═════ Provided data

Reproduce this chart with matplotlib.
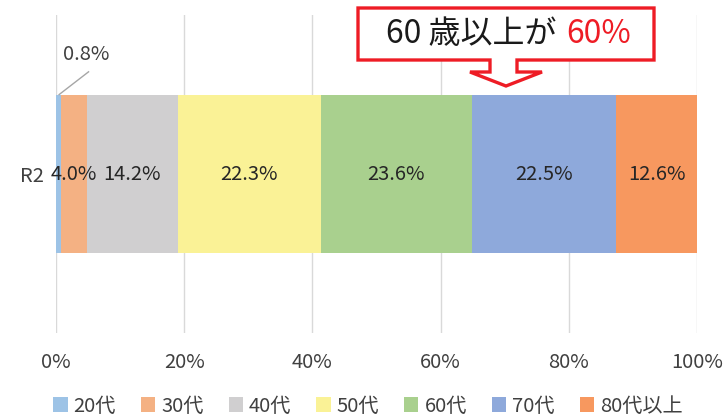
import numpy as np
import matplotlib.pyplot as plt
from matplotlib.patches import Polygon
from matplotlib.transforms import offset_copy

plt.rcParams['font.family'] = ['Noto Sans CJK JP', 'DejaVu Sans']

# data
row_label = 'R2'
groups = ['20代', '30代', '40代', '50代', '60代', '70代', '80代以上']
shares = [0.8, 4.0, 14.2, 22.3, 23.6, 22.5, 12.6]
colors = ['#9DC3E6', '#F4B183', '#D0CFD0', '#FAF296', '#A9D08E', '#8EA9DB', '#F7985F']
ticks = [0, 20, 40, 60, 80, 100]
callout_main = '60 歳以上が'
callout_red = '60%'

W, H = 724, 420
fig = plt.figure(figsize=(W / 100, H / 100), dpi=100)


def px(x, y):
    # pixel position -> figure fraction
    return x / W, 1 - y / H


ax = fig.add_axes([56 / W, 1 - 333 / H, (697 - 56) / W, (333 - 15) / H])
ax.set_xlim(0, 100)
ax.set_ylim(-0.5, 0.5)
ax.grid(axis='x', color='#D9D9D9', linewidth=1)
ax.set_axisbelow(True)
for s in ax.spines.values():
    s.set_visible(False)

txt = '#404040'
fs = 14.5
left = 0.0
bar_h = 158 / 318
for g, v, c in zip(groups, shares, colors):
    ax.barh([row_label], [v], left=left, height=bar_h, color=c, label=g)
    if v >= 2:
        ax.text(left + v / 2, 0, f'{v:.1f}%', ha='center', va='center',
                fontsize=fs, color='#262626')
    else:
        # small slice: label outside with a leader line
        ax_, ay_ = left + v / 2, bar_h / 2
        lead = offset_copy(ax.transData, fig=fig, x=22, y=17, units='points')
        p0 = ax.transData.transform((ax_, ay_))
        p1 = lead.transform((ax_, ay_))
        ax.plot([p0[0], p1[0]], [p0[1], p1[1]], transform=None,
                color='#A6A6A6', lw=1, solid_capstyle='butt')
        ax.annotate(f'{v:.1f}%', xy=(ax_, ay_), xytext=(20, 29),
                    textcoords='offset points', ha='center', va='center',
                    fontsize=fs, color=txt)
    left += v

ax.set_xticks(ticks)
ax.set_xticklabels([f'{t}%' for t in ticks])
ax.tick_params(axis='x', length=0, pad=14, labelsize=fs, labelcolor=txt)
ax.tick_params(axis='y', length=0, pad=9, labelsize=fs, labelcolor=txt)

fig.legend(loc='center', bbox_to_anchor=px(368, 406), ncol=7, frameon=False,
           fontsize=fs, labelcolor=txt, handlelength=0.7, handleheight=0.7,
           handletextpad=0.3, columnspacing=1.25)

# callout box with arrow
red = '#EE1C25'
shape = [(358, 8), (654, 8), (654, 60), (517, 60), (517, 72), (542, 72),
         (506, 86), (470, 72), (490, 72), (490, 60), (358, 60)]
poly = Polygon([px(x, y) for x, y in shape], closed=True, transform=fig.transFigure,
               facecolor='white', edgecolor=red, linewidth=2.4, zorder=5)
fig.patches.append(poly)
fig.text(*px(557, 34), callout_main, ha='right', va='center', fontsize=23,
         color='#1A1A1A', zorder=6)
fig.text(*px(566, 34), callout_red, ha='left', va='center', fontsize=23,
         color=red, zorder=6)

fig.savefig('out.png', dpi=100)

══════════
═════ Provided data

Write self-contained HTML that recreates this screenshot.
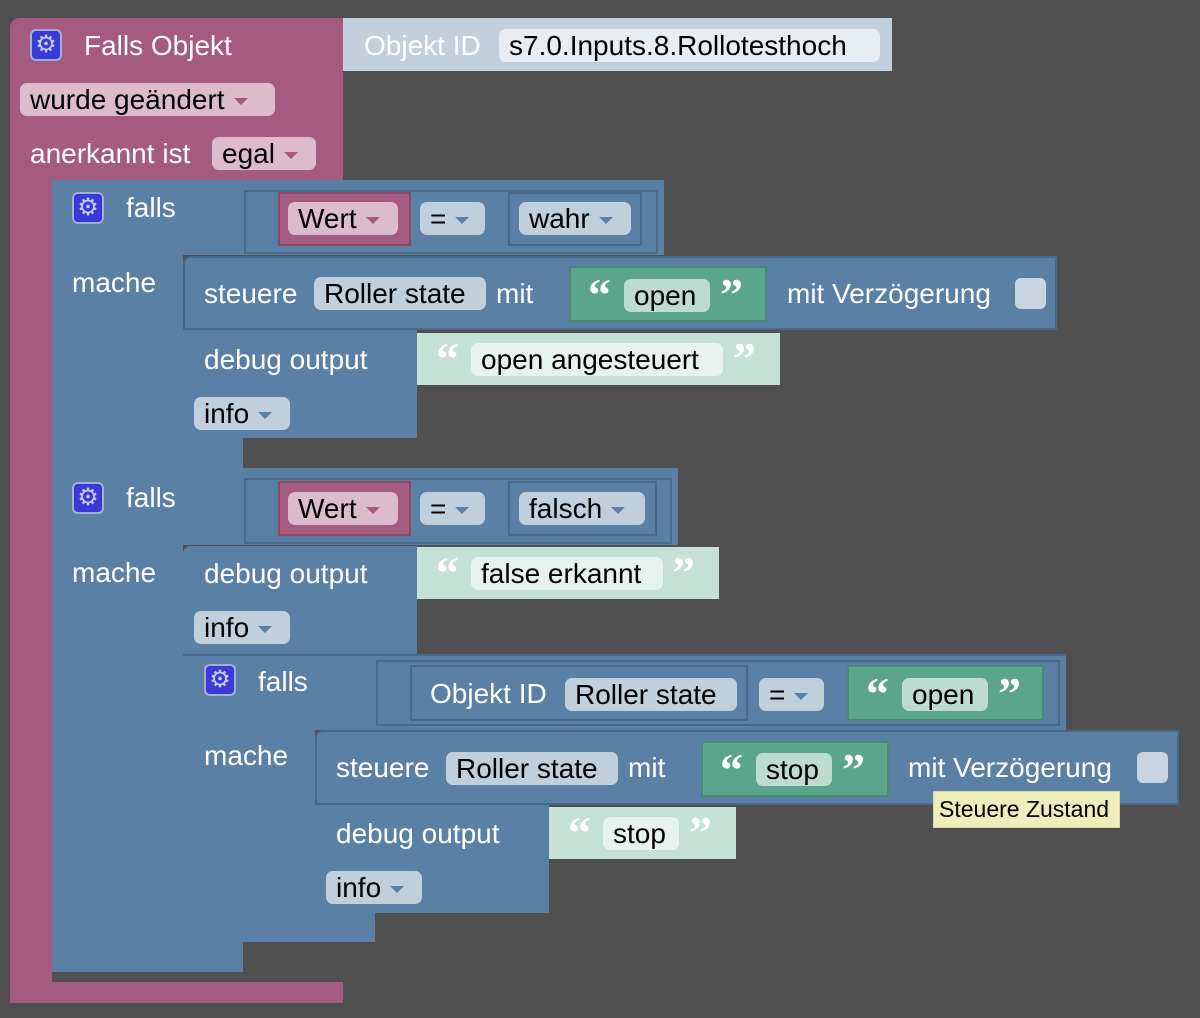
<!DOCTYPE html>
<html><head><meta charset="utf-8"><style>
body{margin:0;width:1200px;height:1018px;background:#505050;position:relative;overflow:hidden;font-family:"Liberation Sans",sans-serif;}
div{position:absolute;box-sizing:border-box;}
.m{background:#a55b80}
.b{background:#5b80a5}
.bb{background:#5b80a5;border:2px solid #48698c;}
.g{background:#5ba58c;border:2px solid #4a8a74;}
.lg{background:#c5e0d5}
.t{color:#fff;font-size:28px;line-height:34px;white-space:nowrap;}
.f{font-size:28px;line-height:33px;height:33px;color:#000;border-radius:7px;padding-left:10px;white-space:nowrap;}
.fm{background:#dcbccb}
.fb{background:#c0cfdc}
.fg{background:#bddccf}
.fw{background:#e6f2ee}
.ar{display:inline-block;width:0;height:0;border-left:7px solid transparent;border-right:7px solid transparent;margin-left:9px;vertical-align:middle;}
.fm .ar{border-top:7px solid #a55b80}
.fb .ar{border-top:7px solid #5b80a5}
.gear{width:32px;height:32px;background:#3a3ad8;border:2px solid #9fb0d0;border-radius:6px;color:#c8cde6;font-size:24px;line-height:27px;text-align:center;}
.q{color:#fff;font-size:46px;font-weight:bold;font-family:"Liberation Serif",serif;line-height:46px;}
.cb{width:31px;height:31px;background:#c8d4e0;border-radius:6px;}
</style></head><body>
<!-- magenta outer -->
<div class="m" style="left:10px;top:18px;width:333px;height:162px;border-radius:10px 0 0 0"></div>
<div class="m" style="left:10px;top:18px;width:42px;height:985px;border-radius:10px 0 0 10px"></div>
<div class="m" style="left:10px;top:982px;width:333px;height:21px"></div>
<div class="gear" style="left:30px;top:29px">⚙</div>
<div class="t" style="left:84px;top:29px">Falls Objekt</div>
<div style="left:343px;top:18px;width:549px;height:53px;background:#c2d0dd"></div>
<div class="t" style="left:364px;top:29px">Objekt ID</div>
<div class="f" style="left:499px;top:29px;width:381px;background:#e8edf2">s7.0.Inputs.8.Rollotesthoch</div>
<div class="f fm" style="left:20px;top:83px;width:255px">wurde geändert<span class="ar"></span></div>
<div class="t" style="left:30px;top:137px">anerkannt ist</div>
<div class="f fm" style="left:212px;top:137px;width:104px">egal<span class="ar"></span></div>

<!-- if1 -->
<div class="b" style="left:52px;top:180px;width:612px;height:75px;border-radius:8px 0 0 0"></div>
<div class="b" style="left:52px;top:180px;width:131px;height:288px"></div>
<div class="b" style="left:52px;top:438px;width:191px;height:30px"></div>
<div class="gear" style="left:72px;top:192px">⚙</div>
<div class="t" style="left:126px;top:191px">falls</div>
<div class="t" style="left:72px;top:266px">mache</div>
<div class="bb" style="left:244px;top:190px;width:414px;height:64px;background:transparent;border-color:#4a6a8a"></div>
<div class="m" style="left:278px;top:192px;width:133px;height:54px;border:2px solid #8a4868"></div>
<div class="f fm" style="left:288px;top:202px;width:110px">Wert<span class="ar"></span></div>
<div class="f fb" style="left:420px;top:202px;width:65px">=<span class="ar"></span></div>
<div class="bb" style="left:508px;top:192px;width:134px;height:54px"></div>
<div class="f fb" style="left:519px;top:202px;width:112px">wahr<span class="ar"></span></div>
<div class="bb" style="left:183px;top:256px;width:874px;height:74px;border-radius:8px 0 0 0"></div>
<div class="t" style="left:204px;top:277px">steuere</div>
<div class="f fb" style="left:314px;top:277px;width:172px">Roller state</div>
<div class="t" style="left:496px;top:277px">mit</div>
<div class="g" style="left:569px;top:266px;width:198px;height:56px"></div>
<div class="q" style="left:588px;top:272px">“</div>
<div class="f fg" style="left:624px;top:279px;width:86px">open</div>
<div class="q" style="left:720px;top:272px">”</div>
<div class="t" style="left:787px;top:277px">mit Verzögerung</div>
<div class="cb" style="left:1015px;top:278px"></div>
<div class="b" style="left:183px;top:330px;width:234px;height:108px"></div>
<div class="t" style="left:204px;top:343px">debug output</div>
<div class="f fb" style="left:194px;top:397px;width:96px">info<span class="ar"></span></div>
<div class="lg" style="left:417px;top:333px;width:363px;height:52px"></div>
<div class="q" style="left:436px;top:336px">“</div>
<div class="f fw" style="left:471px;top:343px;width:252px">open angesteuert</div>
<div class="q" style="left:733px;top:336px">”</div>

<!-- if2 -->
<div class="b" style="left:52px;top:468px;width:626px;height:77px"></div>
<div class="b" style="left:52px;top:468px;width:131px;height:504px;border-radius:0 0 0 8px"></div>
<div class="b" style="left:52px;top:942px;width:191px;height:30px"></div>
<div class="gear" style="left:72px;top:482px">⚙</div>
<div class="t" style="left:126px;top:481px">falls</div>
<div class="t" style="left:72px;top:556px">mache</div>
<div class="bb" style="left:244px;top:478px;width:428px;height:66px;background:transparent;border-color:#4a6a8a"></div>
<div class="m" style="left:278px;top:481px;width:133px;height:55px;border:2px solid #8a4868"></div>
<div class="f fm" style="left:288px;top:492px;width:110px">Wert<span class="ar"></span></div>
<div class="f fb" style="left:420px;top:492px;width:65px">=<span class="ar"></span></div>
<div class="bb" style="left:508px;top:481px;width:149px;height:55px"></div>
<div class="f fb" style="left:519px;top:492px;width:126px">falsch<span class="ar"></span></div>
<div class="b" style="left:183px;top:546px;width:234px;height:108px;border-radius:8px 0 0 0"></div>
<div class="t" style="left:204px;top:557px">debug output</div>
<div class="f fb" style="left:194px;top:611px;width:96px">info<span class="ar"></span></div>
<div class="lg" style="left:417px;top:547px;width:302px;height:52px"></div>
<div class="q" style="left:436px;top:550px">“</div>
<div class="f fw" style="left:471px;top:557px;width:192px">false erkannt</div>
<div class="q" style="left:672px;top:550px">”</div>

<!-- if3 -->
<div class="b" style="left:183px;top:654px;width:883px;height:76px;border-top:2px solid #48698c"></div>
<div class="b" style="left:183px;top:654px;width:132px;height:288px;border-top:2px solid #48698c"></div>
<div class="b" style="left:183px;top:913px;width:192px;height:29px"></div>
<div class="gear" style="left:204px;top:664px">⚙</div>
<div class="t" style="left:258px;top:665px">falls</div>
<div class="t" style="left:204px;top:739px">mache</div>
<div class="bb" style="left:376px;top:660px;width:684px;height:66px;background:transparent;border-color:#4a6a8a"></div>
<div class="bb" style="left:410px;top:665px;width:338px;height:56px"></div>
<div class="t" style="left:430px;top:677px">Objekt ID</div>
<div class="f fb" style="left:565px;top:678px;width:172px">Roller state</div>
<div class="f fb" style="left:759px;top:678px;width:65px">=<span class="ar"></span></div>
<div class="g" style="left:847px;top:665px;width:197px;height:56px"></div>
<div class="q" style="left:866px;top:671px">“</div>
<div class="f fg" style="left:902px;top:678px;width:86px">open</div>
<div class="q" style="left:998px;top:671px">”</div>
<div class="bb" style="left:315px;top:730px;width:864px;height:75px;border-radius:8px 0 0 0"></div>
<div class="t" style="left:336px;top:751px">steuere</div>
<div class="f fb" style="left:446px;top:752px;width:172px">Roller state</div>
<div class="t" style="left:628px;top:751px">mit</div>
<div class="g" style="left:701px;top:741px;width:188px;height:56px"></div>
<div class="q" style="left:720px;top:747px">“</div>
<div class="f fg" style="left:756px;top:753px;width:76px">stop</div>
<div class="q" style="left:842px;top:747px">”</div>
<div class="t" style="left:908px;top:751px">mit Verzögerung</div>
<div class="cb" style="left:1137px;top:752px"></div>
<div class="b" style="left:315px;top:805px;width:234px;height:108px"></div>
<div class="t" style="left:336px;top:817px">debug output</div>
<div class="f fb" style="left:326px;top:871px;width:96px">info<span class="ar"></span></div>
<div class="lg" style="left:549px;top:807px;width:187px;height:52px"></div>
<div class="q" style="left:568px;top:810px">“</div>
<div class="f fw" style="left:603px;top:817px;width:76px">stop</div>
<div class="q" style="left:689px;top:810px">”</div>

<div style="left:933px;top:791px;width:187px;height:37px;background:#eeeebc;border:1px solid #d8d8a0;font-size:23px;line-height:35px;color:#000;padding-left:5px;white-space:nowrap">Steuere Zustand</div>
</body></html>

══════════
═════ Provided data

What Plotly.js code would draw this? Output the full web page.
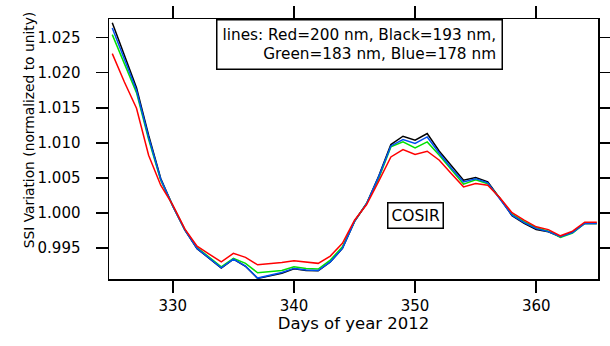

══════════

• **Exercise brief**:
What lines above run from the one with "Reproduce this chart with matplotlib." to the one with "plt.rcParams['font.family'] = ['Noto"? Give them again exactly, ends included, and leave the pictures out.

• **Output of the exercise**:
Reproduce this chart with matplotlib.
import numpy as np
import matplotlib.pyplot as plt
from matplotlib.patches import Polygon
from matplotlib.transforms import offset_copy

plt.rcParams['font.family'] = ['Noto Sans CJK JP', 'DejaVu Sans']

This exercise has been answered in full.